I did this when I was 23. Got married to a man I'd been with for the latter half of my teens. I knew I was making a mistake but huge wedding and a lot of expense for my parents and I simply couldn't back out. I really wish I had. We lasted just over a year. It's a much longer story but the truth is we had simply run our course, we were pressured into marrying and we should have been more outspoken. My Dad has since told me I could have cancelled at the church door and it would have been fine, but it's OK saying that after the event isn't it? Just be supportive and also be glad that she's not spending her life with the wrong person. I do realise it must be difficult for you Flowers

Magicstar1 · 04/02/2019 17:35

I didn’t know her at the time, but he would do things like sit her down for hours at night and tell her how useless she was, and everything that she was doing wrong. It was only after the wedding that she suddenly realised that it would bd like that for the rest of her life.
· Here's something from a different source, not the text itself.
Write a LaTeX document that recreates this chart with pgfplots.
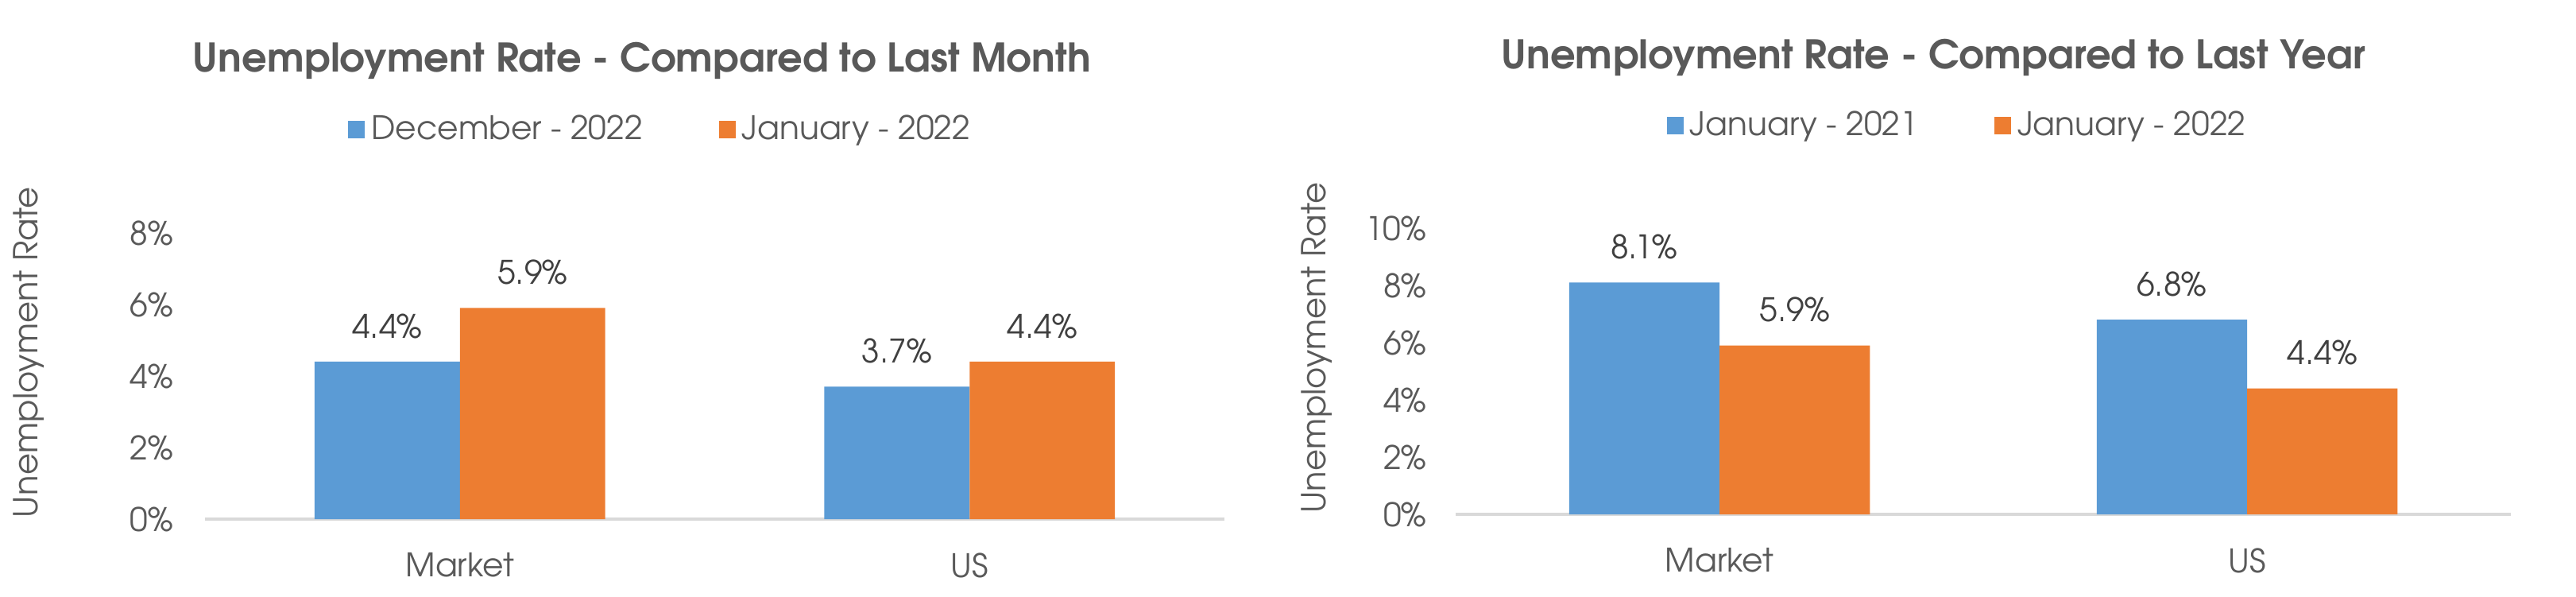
\documentclass[border=0pt]{standalone}
\usepackage{pgfplots}
\pgfplotsset{compat=1.18}
\usepackage{fontspec}
\setmainfont{texgyreadventor}[Extension=.otf, UprightFont=*-regular, BoldFont=*-bold]
\definecolor{barblue}{HTML}{5B9BD5}
\definecolor{barorange}{HTML}{ED7D31}
\definecolor{txtgray}{HTML}{595959}
\definecolor{lblgray}{HTML}{404040}
\definecolor{linegray}{HTML}{D9D9D9}
\newcommand\lblfont{\fontsize{10.2}{12}\selectfont}
\pgfplotsset{
  every axis title shift=0pt,
  unemp/.style={
    scale only axis, width=#1, height=90pt,
    ybar, bar width=0.285, enlargelimits=false, clip=false,
    xmin=-0.5, xmax=1.5, ymin=0,
    xtick={0,1}, xticklabels={Market,US},
    axis x line*=bottom, axis y line*=left,
    x axis line style={-, draw=linegray, line width=0.8pt},
    y axis line style={draw=none},
    xtick style={draw=none}, ytick style={draw=none},
    tick label style={font=\lblfont, text=txtgray},
    xticklabel style={anchor=center, yshift=-10.25pt},
    yticklabel style={anchor=east, inner sep=0pt},
    ylabel={Unemployment Rate},
    ylabel style={font=\fontsize{10.4}{12}\selectfont, text=txtgray, anchor=center, rotate=0},
    title style={font=\fontsize{12.4}{14}\selectfont\bfseries, text=txtgray, anchor=center, yshift=-1pt},
    legend columns=2,
    legend style={draw=none, fill=none, font=\lblfont, text=txtgray,
      anchor=center, /tikz/every even column/.append style={column sep=22pt},
      inner sep=0pt},
    legend image code/.code={\path[##1, draw=none] (0pt,-2.7pt) rectangle (5.3pt,2.7pt);},
    nodes near coords={\pgfmathprintnumber[fixed,fixed zerofill,precision=1,assume math mode=true]{\pgfplotspointmeta}\%},
    every node near coord/.append style={font=\lblfont, text=lblgray, anchor=center, yshift=11.25pt},
  },
}
\begin{document}
\begin{tikzpicture}
\useasboundingbox (0,0) rectangle (810.5pt,187.5pt);
\begin{axis}[unemp=320.75pt, at={(64.5pt,24.25pt)}, anchor=south west,
  ymax=8, ytick={0,2,4,6,8}, yticklabels={0\%,2\%,4\%,6\%,8\%},
  yticklabel style={xshift=-9.75pt},
  ylabel style={at={(axis description cs:-0.173,0.583)}},
  title={Unemployment Rate - Compared to Last Month},
  title style={at={(axis description cs:0.4287,1.614)}},
  legend style={at={(axis description cs:0.4486,1.361)}}]
\addplot[draw=none, fill=barblue, bar shift=-0.1425] coordinates {(0,4.4) (1,3.7)};
\addplot[draw=none, fill=barorange, bar shift=0.1425] coordinates {(0,5.9) (1,4.4)};
\legend{December - 2022, January - 2022}
\end{axis}
\begin{axis}[unemp=332pt, at={(458pt,25.75pt)}, anchor=south west,
  ymax=10, ytick={0,2,4,6,8,10}, yticklabels={0\%,2\%,4\%,6\%,8\%,10\%},
  yticklabel style={xshift=-9pt},
  ylabel style={at={(axis description cs:-0.1318,0.581)}},
  title={Unemployment Rate - Compared to Last Year},
  title style={at={(axis description cs:0.4526,1.606)}},
  legend style={at={(axis description cs:0.4774,1.358)}}]
\addplot[draw=none, fill=barblue, bar shift=-0.1425] coordinates {(0,8.1) (1,6.8)};
\addplot[draw=none, fill=barorange, bar shift=0.1425] coordinates {(0,5.9) (1,4.4)};
\legend{January - 2021, January - 2022}
\end{axis}
\end{tikzpicture}
\end{document}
glasgowsunset · 04/02/2019 17:38

Thank you so much for your story formidable.

I haven't given lots of details to keep my post short but we were careful to say at various points along the way re arrangements that it was fine to change your mind. I really meant it and she knew that .

OP posts:
TheMoonOwl · 04/02/2019 17:38

Are you from a culture that pushes marriage? Did she perhaps get married because she felt she had to?